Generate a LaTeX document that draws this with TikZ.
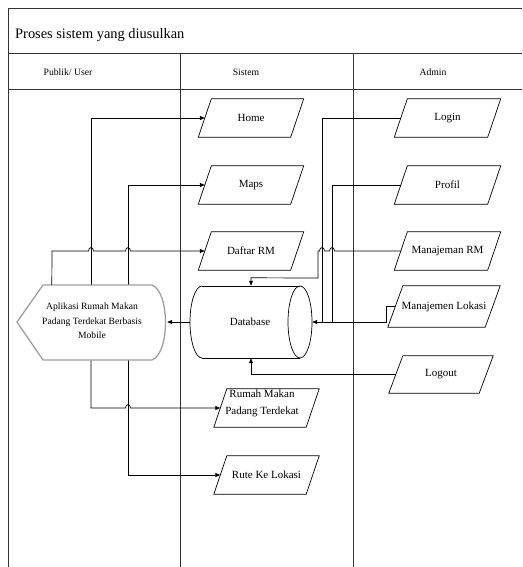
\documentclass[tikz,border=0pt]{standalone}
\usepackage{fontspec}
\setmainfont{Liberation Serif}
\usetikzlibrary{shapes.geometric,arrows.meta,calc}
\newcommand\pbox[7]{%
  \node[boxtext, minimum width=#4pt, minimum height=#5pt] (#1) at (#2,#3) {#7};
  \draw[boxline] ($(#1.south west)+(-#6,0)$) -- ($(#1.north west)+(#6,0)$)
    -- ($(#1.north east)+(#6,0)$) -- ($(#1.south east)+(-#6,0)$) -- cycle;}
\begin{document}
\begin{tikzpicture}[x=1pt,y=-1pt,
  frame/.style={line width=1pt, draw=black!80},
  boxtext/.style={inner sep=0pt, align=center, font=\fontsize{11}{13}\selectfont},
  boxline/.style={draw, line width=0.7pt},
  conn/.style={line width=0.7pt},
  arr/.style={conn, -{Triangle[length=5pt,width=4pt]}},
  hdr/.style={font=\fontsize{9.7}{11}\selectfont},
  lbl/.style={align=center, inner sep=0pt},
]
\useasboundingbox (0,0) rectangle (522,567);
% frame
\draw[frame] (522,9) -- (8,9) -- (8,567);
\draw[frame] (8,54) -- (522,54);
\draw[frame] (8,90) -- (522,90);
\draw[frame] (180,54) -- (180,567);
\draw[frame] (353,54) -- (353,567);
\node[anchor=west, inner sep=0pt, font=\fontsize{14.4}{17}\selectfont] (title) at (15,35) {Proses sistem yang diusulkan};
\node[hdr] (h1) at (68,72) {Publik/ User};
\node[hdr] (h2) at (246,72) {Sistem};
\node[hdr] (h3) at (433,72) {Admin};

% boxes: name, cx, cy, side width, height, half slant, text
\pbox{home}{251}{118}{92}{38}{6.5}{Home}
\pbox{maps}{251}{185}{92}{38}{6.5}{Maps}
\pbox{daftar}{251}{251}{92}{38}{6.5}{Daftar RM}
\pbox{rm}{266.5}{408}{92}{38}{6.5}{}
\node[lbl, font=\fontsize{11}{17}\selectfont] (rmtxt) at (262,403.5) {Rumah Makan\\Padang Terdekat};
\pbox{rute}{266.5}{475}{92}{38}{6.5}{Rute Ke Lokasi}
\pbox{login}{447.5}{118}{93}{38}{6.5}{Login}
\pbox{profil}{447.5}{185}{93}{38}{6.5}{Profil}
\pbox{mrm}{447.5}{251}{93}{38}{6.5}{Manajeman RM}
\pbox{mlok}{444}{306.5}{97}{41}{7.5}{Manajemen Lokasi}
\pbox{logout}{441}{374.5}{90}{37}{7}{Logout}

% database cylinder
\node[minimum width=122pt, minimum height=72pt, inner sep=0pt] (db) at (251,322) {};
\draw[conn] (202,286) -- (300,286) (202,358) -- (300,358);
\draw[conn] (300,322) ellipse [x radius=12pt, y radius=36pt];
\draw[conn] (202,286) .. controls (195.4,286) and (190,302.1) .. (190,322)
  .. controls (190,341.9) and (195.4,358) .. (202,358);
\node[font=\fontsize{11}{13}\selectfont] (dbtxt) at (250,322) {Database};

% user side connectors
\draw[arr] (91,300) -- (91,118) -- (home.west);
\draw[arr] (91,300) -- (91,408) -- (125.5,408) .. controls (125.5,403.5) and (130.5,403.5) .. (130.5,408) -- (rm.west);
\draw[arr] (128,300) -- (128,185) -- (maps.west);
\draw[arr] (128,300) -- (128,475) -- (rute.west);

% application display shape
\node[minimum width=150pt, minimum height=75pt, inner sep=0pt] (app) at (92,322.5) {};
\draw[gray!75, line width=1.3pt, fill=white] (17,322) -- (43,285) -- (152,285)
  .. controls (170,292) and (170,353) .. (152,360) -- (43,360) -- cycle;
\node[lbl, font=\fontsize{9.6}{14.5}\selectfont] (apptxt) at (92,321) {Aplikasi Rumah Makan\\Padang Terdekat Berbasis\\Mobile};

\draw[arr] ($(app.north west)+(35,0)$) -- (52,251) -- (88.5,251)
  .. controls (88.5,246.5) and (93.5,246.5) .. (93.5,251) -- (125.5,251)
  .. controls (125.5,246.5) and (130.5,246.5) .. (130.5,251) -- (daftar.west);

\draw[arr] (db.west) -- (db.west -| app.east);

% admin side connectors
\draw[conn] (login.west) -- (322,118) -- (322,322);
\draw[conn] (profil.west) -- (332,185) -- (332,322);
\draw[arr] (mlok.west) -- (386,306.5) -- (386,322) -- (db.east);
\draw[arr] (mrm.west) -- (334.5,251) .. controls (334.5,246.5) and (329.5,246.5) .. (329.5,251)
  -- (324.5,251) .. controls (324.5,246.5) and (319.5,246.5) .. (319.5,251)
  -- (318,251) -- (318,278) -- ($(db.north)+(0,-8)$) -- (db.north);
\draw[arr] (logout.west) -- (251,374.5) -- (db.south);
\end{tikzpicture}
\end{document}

> **Short task**: Output exactly the span of lines from the top of the listing through the line holding "(h3) at (433,72)", and leave every picture out.

> **Output of the task**:
Generate a LaTeX document that draws this with TikZ.
\documentclass[tikz,border=0pt]{standalone}
\usepackage{fontspec}
\setmainfont{Liberation Serif}
\usetikzlibrary{shapes.geometric,arrows.meta,calc}
\newcommand\pbox[7]{%
  \node[boxtext, minimum width=#4pt, minimum height=#5pt] (#1) at (#2,#3) {#7};
  \draw[boxline] ($(#1.south west)+(-#6,0)$) -- ($(#1.north west)+(#6,0)$)
    -- ($(#1.north east)+(#6,0)$) -- ($(#1.south east)+(-#6,0)$) -- cycle;}
\begin{document}
\begin{tikzpicture}[x=1pt,y=-1pt,
  frame/.style={line width=1pt, draw=black!80},
  boxtext/.style={inner sep=0pt, align=center, font=\fontsize{11}{13}\selectfont},
  boxline/.style={draw, line width=0.7pt},
  conn/.style={line width=0.7pt},
  arr/.style={conn, -{Triangle[length=5pt,width=4pt]}},
  hdr/.style={font=\fontsize{9.7}{11}\selectfont},
  lbl/.style={align=center, inner sep=0pt},
]
\useasboundingbox (0,0) rectangle (522,567);
% frame
\draw[frame] (522,9) -- (8,9) -- (8,567);
\draw[frame] (8,54) -- (522,54);
\draw[frame] (8,90) -- (522,90);
\draw[frame] (180,54) -- (180,567);
\draw[frame] (353,54) -- (353,567);
\node[anchor=west, inner sep=0pt, font=\fontsize{14.4}{17}\selectfont] (title) at (15,35) {Proses sistem yang diusulkan};
\node[hdr] (h1) at (68,72) {Publik/ User};
\node[hdr] (h2) at (246,72) {Sistem};
\node[hdr] (h3) at (433,72) {Admin};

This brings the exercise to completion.